__What needs to be done__. Your task is to repeat the lines below exactly, excluding any pictures they contain.

__Data extract__.
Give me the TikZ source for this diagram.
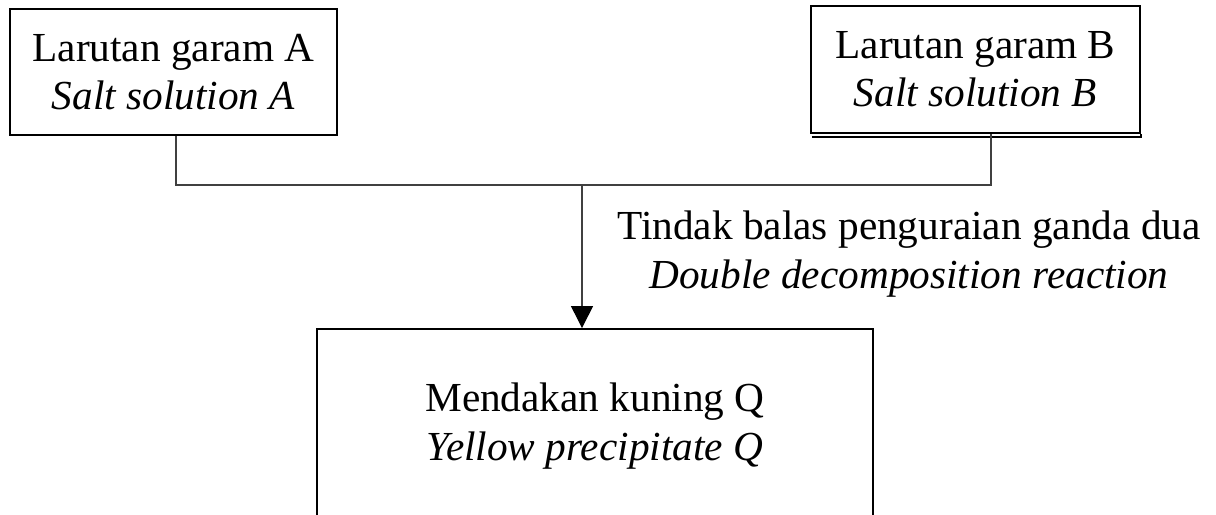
\documentclass[tikz,border=0pt]{standalone}
\usepackage{fontspec}
\setmainfont{Liberation Serif}
\usetikzlibrary{arrows.meta,positioning,calc}

\tikzset{
  saltbox/.style={draw, line width=1.1pt, align=center, inner sep=0pt,
    font=\fontsize{23.5}{27.5}\selectfont},
  flow/.style={line width=0.7pt, draw=black!75},
}

\begin{document}
\begin{tikzpicture}[x=0.02cm, y=-0.02cm, >={Triangle[length=0.44cm,width=0.44cm,color=black]}]
  \clip (0,0) rectangle (1216,514);
  \node[saltbox, minimum width=6.54cm, minimum height=2.52cm] (A) at (173.5,72)
    {Larutan garam A\\ \textit{Salt solution A}};
  \node[saltbox, minimum width=6.58cm, minimum height=2.54cm] (B) at (975.5,69.5)
    {Larutan garam B\\ \textit{Salt solution B}};
  \draw[line width=0.8pt] ([xshift=0.04cm,yshift=-0.06cm]B.south west) -- ([yshift=-0.06cm]B.south east) -- (B.south east);
  \node[saltbox, minimum width=11.12cm, minimum height=3.88cm] (Q) at (595,426)
    {Mendakan kuning Q\\ \textit{Yellow precipitate Q}};
  \coordinate (join) at (582,185);
  \draw[flow] ([xshift=0.05cm]A.south) |- (join) -| ([xshift=0.31cm]B.south);
  \draw[flow,->] (join) -- (join |- Q.north);
  \node[align=center, font=\fontsize{23.5}{27.5}\selectfont] (lbl) at (909,254)
    {Tindak balas penguraian ganda dua\\ \textit{Double decomposition reaction}};
\end{tikzpicture}
\end{document}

__Correct response__.
Give me the TikZ source for this diagram.
\documentclass[tikz,border=0pt]{standalone}
\usepackage{fontspec}
\setmainfont{Liberation Serif}
\usetikzlibrary{arrows.meta,positioning,calc}

\tikzset{
  saltbox/.style={draw, line width=1.1pt, align=center, inner sep=0pt,
    font=\fontsize{23.5}{27.5}\selectfont},
  flow/.style={line width=0.7pt, draw=black!75},
}

\begin{document}
\begin{tikzpicture}[x=0.02cm, y=-0.02cm, >={Triangle[length=0.44cm,width=0.44cm,color=black]}]
  \clip (0,0) rectangle (1216,514);
  \node[saltbox, minimum width=6.54cm, minimum height=2.52cm] (A) at (173.5,72)
    {Larutan garam A\\ \textit{Salt solution A}};
  \node[saltbox, minimum width=6.58cm, minimum height=2.54cm] (B) at (975.5,69.5)
    {Larutan garam B\\ \textit{Salt solution B}};
  \draw[line width=0.8pt] ([xshift=0.04cm,yshift=-0.06cm]B.south west) -- ([yshift=-0.06cm]B.south east) -- (B.south east);
  \node[saltbox, minimum width=11.12cm, minimum height=3.88cm] (Q) at (595,426)
    {Mendakan kuning Q\\ \textit{Yellow precipitate Q}};
  \coordinate (join) at (582,185);
  \draw[flow] ([xshift=0.05cm]A.south) |- (join) -| ([xshift=0.31cm]B.south);
  \draw[flow,->] (join) -- (join |- Q.north);
  \node[align=center, font=\fontsize{23.5}{27.5}\selectfont] (lbl) at (909,254)
    {Tindak balas penguraian ganda dua\\ \textit{Double decomposition reaction}};
\end{tikzpicture}
\end{document}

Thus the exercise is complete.